BC Guide - Group Dynamics and Facilitating Discussion

All Community Chapter meetings must be facilitated by a Breastfeeding Counselor who can provide evidence-based information from Breastfeeding USA resources. An effective facilitator will also ensure that the meeting discussion proceeds in a way that attendees benefit from the mother-to-mother support of the group. Often, in a well-planned meeting, the discussion will naturally unfold in a supportive fashion. Sometimes the BC will need to use different techniques to spur conversation, allow for a variety of opinions and experiences, and possibly even redirect conversation for the benefit of all the attendees.

Positive Discussion

For attendees to feel supported in the meeting, the discussion should be positive and accepting. In her welcoming remarks that open the meeting, the Breastfeeding Counselor can set the expectations about the discussion, asking the participants to share from their own experiences and be respectful of others’ remarks. Since breastfeeding is not the cultural norm in most areas of the country, some participants may be surprised by some of the information presented. The BC can acknowledge this cultural bias and suggest that participants listen respectfully to all the viewpoints, even if they do not feel that the suggestions would apply to their situation. The goal is for all attendees to feel comfortable sharing their experiences, opinions, and questions.

Stimulating Discussion

Sometimes, even in an engaged group setting, the conversation lags. Breastfeeding Counselors can be prepared for pauses in the discussion with some questions or facts relating to the meeting topic that can re-energize the discussion. Open-ended questions are much better for stimulating conversation than questions with a yes or no answer. If the Community Chapter has some regular attendees who are comfortable sharing their experiences, the BC can ask them a direct question to get the topic started. Often this sharing will encourage newcomers to join the discussion as well.

Encouraging Non-participants

Not every meeting attendee feels comfortable sharing in a group setting. To encourage participation from everyone in the group, the Breastfeeding Counselor can plan a meeting in which each attendee gets to read a fact or question. The item can be written on a slip of paper, an index card, or a visual aid that relates to the meeting topic. (For example, a fall meeting on family nutrition could have facts written on apple cutouts.) Another way to hear from all attendees is to ask questions round-robin style, where each participant around the room answers in turn, which works particularly well in smaller group settings.

In a larger meeting with less structure, the Breastfeeding Counselor should observe the attendees during the discussion. If the BC notices an individual who hasn’t participated, she can gently ask that person if he or she would be comfortable sharing something about a specific topic. However, Breastfeeding Counselors should be respectful of the mother who has come to listen and absorb. Introverts may need a second or even third meeting in order to feel comfortable talking in front of a group. A mother who is not a native English speaker may also be reluctant to speak in front of the other attendees.

Redirecting Discussion

The best mother-to-mother support usually happens when there is a balance of ideas and perspectives, and all participants are engaged in the conversation. Unfortunately, sometimes one person can monopolize the discussion, stifling other participation. If one individual in the meeting is talking too much, the Breastfeeding Counselor can specifically redirect questions to others in the group. If the mother is expressing an opinion or experience that is in conflict with evidence-based information, the BC may want to acknowledge the mother’s experience and then share current findings with the group.

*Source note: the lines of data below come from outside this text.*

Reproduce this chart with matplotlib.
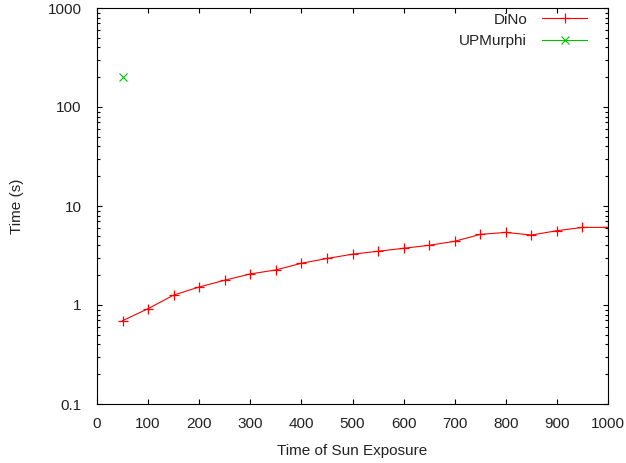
import numpy as np
import matplotlib
matplotlib.rcParams['font.family'] = ['Liberation Sans', 'DejaVu Sans']
import matplotlib.pyplot as plt
from matplotlib.ticker import FixedLocator, FuncFormatter, LogLocator, NullFormatter

# data
dino_x = [50, 100, 150, 200, 250, 300, 350, 400, 450, 500,
          550, 600, 650, 700, 750, 800, 850, 900, 950, 1000]
dino_y = [0.695, 0.918, 1.26, 1.52, 1.78, 2.06, 2.26, 2.64, 2.95, 3.26,
          3.49, 3.74, 4.01, 4.40, 5.17, 5.41, 5.09, 5.63, 6.08, 6.08]
upm_x = [50]
upm_y = [200]

x_ticks = [0, 100, 200, 300, 400, 500, 600, 700, 800, 900, 1000]
y_ticks = [0.1, 1, 10, 100, 1000]

TXT = '#222222'
FS = 11

fig = plt.figure(figsize=(6.26, 4.63), dpi=100)
ax = fig.add_axes([97/626, 1 - 404/463, (608 - 97)/626, (404 - 8)/463])

ax.plot(dino_x, dino_y, color='#ff0000', linewidth=0.8, marker='+',
        markersize=6.5, markeredgewidth=0.9, label='DiNo')
ax.plot(upm_x, upm_y, color='#00c000', linewidth=0.8, marker='x',
        markersize=5.5, markeredgewidth=0.8, label='UPMurphi')

ax.set_yscale('log')
ax.set_xlim(0, 1000)
ax.set_ylim(0.1, 1000)
ax.xaxis.set_major_locator(FixedLocator(x_ticks))
ax.yaxis.set_major_locator(FixedLocator(y_ticks))
ax.yaxis.set_major_formatter(FuncFormatter(lambda v, p: f"{v:g}"))
ax.yaxis.set_minor_locator(LogLocator(base=10, subs=np.arange(2, 10)))
ax.yaxis.set_minor_formatter(NullFormatter())

ax.tick_params(which='both', direction='in', top=True, right=True,
               labelsize=FS, labelcolor=TXT, color='black')
ax.tick_params(axis='x', pad=9)
ax.tick_params(axis='y', pad=11)
ax.tick_params(which='major', length=3.6, width=0.8)
ax.tick_params(which='minor', length=2.2, width=0.8)
for s in ax.spines.values():
    s.set_linewidth(0.8)

ax.set_xlabel("Time of Sun Exposure", fontsize=FS, color=TXT, va='center')
ax.set_ylabel("Time (s)", fontsize=FS, color=TXT, va='center')
ax.xaxis.set_label_coords(0.5, (404 - 451) / 396)
ax.yaxis.set_label_coords((17 - 97) / 511, 0.5)

leg = ax.legend(loc='upper right', frameon=False, markerfirst=False,
                fontsize=FS, handlelength=2.95, handletextpad=1.0,
                borderaxespad=0.0, borderpad=0.3, labelspacing=0.5,
                bbox_to_anchor=(1 - 16/511, 1.0))
for t in leg.get_texts():
    t.set_ha('right')
    t.set_color(TXT)

fig.savefig('out.png', dpi=100)
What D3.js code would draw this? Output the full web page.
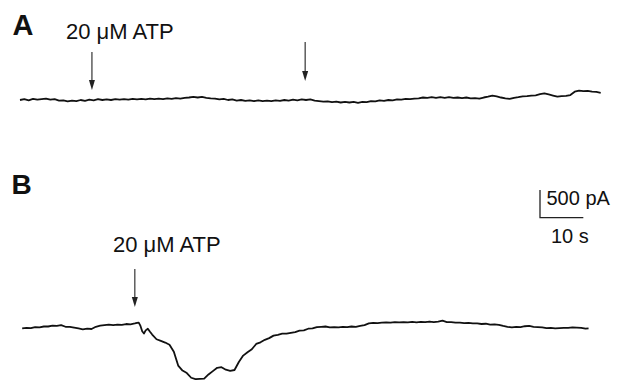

An individual who is monopolizing the conversation may be intensely emotional about the subject. If her topic or concern is relevant to many in the group, it can be helpful to work through the issue in the main meeting. However, if focusing on that person’s issue detracts from the needs of the other attendees, the BC may need to acknowledge the individual’s emotions, and ask that the concern be discussed privately after the meeting. Individual follow-up often provides more opportunity to address the person’s particular needs, and allows the meeting to proceed on topic for everyone.

Community Chapter meetings should be focused on the Breastfeeding USA mission to provide breastfeeding information and support. Discussion of other causes or business promotion detracts from that purpose. If conversation digresses from breastfeeding concerns, the Breastfeeding Counselor should redirect the conversation back on topic. Participants can be encouraged to share off-topic information after the formal part of the meeting.